1. Add source_peer to sync_item in hpfs_sync.hpp
struct sync_item
{
SYNC_ITEM_TYPE type = SYNC_ITEM_TYPE::DIR;
std::string vpath;
int32_t block_id = -1;
util::h32 expected_hash;
bool high_priority = false;
std::string source_peer; // Preferred peer for block requests (empty = random)
uint32_t waiting_time = 0;
// ...
};2. Add send_message_to_peer to p2p.hpp and p2p.cpp
// p2p.hpp
void send_message_to_peer(const flatbuffers::FlatBufferBuilder &fbuf,
const std::string &preferred_pubkey,
std::string &target_pubkey);
// p2p.cpp
void send_message_to_peer(const flatbuffers::FlatBufferBuilder &fbuf,
const std::string &preferred_pubkey,
std::string &target_pubkey)
{
std::scoped_lock<std::mutex> lock(ctx.peer_connections_mutex);
if (!preferred_pubkey.empty())
{
const auto it = ctx.peer_connections.find(preferred_pubkey);
if (it != ctx.peer_connections.end())
{
it->second->send(msg::fbuf::builder_to_string_view(fbuf));
target_pubkey = it->second->uniqueid;
return;
}
LOG_DEBUG << "Preferred peer " << preferred_pubkey.substr(2, 8)
<< " not found. Falling back to random peer.";
}
// Fall back to random peer.
const size_t connected_peers = ctx.peer_connections.size();
if (connected_peers == 0)
{
LOG_DEBUG << "No peers to send.";
return;
}
auto it = ctx.peer_connections.begin();
std::advance(it, rand() % connected_peers);
it->second->send(msg::fbuf::builder_to_string_view(fbuf));
target_pubkey = it->second->uniqueid;
}3. Update request_state_from_peer in hpfs_sync.cpp
void hpfs_sync::request_state_from_peer(const std::string &path, const bool is_file,
const int32_t block_id,
const util::h32 expected_hash,
std::string &target_pubkey,
const std::string &preferred_peer = "")
{
// ... existing code ...
// Use preferred peer if specified, otherwise random.

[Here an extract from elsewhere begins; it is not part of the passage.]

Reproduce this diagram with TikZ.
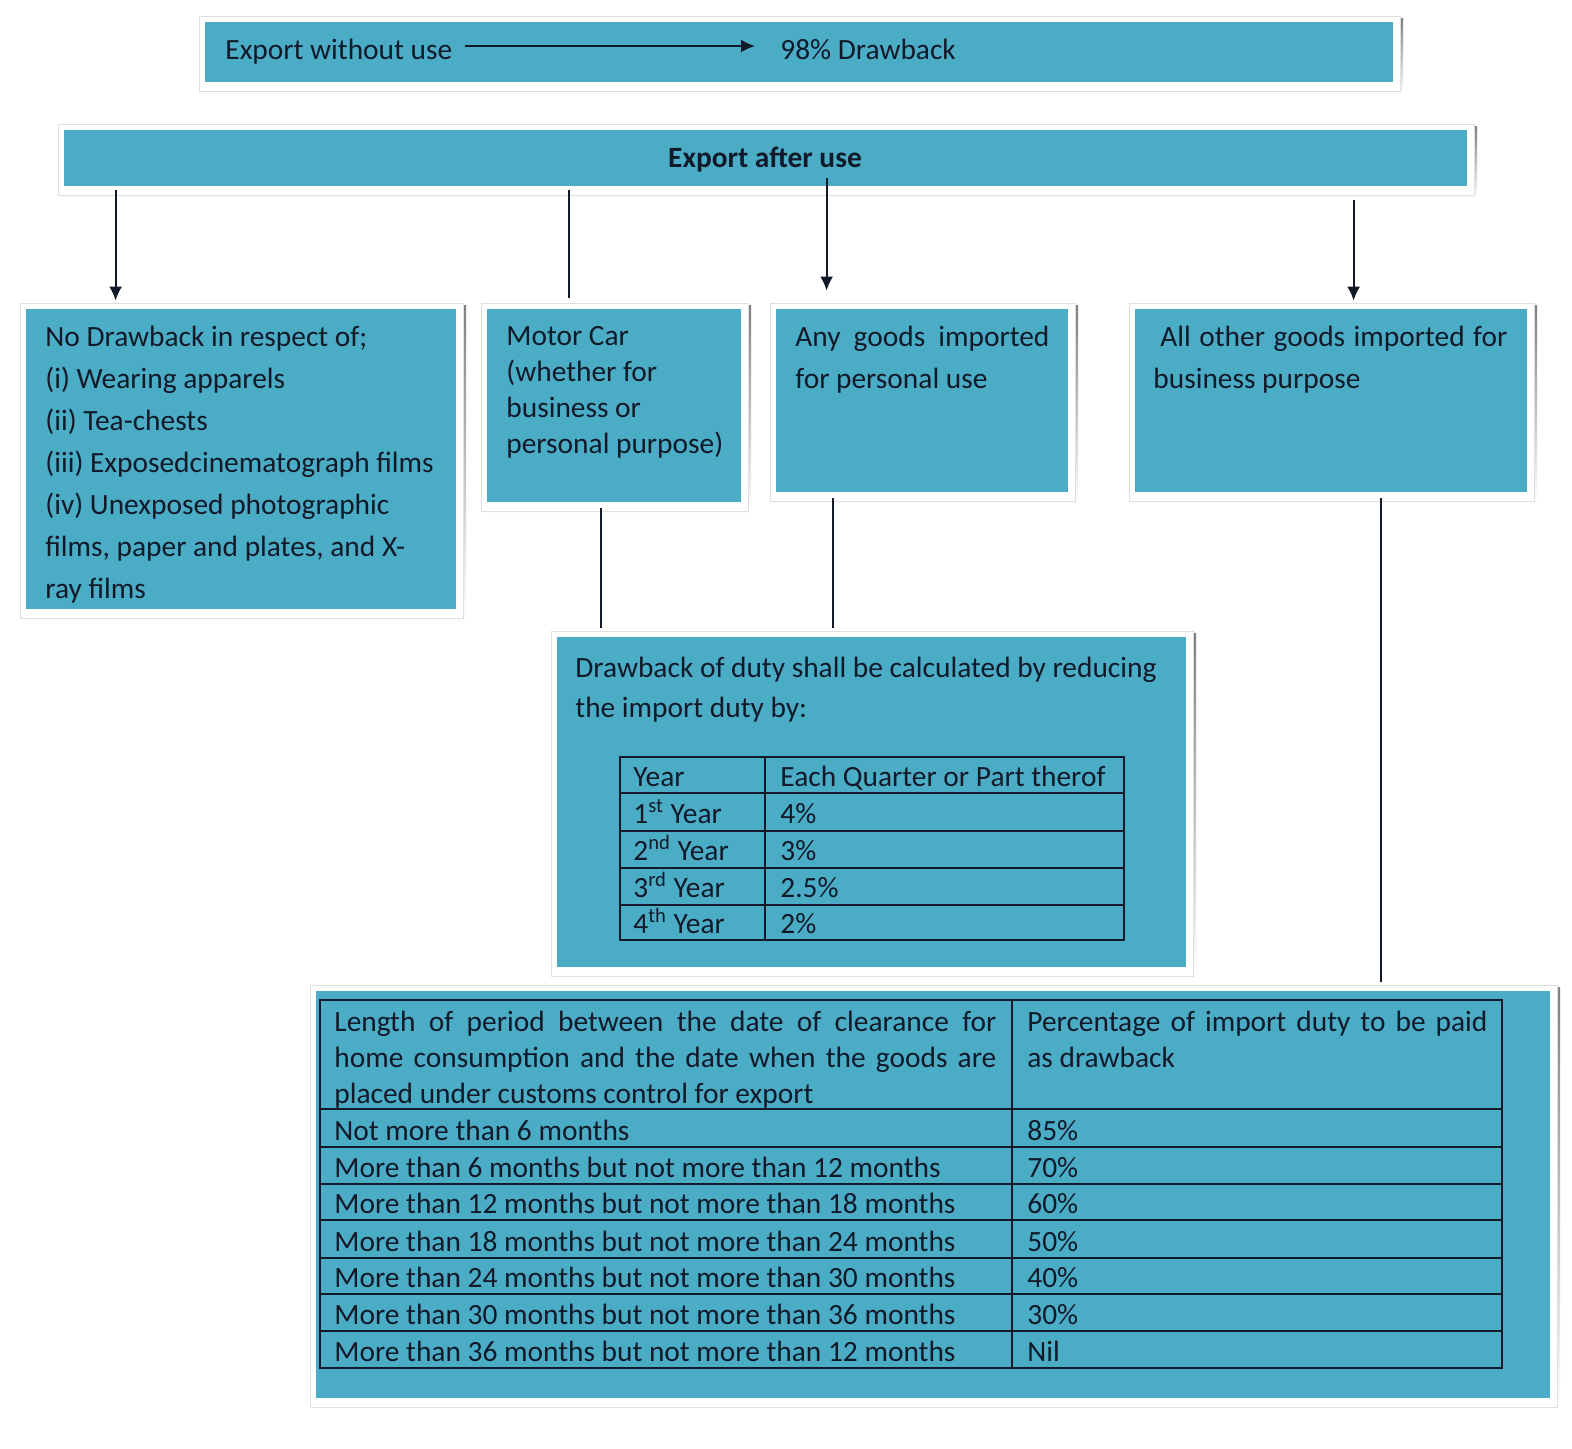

if (!preferred_peer.empty())
p2p::send_message_to_peer(fbuf, preferred_peer, target_pubkey);
else
p2p::send_message_to_random_peer(fbuf, target_pubkey);
}4. Update submit_request to pass source_peer
request_state_from_peer(request.vpath, is_file, request.block_id,
request.expected_hash, target_pubkey,
request.source_peer); // Pass preferred peer5. Update handle_file_hashmap_response to tag block requests with source peer
int hpfs_sync::handle_file_hashmap_response(std::string_view vpath,
const mode_t file_mode,
const util::h32 *hashes,
const size_t hash_count,
const std::set<uint32_t> &responded_block_ids,
const uint64_t file_length,
const std::string &from_peer) // NEW
{
// ... existing code ...
for (int32_t block_id = 0; block_id <= max_block_id; block_id++)
{
sync_item item{SYNC_ITEM_TYPE::BLOCK, std::string(vpath), block_id, hashes[block_id]};
item.source_peer = from_peer; // Tag with hashmap source peer
pending_requests.emplace(item);
}
}6. Pass response.first (full pubkey) to handle_file_hashmap_response
// In process_candidate_responses():
handle_file_hashmap_response(vpath, file_resp.file_mode(), block_hashes,
block_hash_count, responded_block_ids,
file_resp.file_length(),
response.first); // Pass full sender pubkeyImpact
This change addresses the existing TODO comment and improves HPFS sync reliability
in scenarios where nodes have divergent state — particularly when contract files are
updated on a running cluster. In the stable case (all nodes identical) behaviour is
unchanged since the preferred peer will always respond correctly.
Testing
Tested on Evernode mainnet with a 5-node cluster running HotPocket 0.6.4. The
Skipping mismatched block response error occurs reproducibly when adding a new
node after modifying index.js on the running cluster.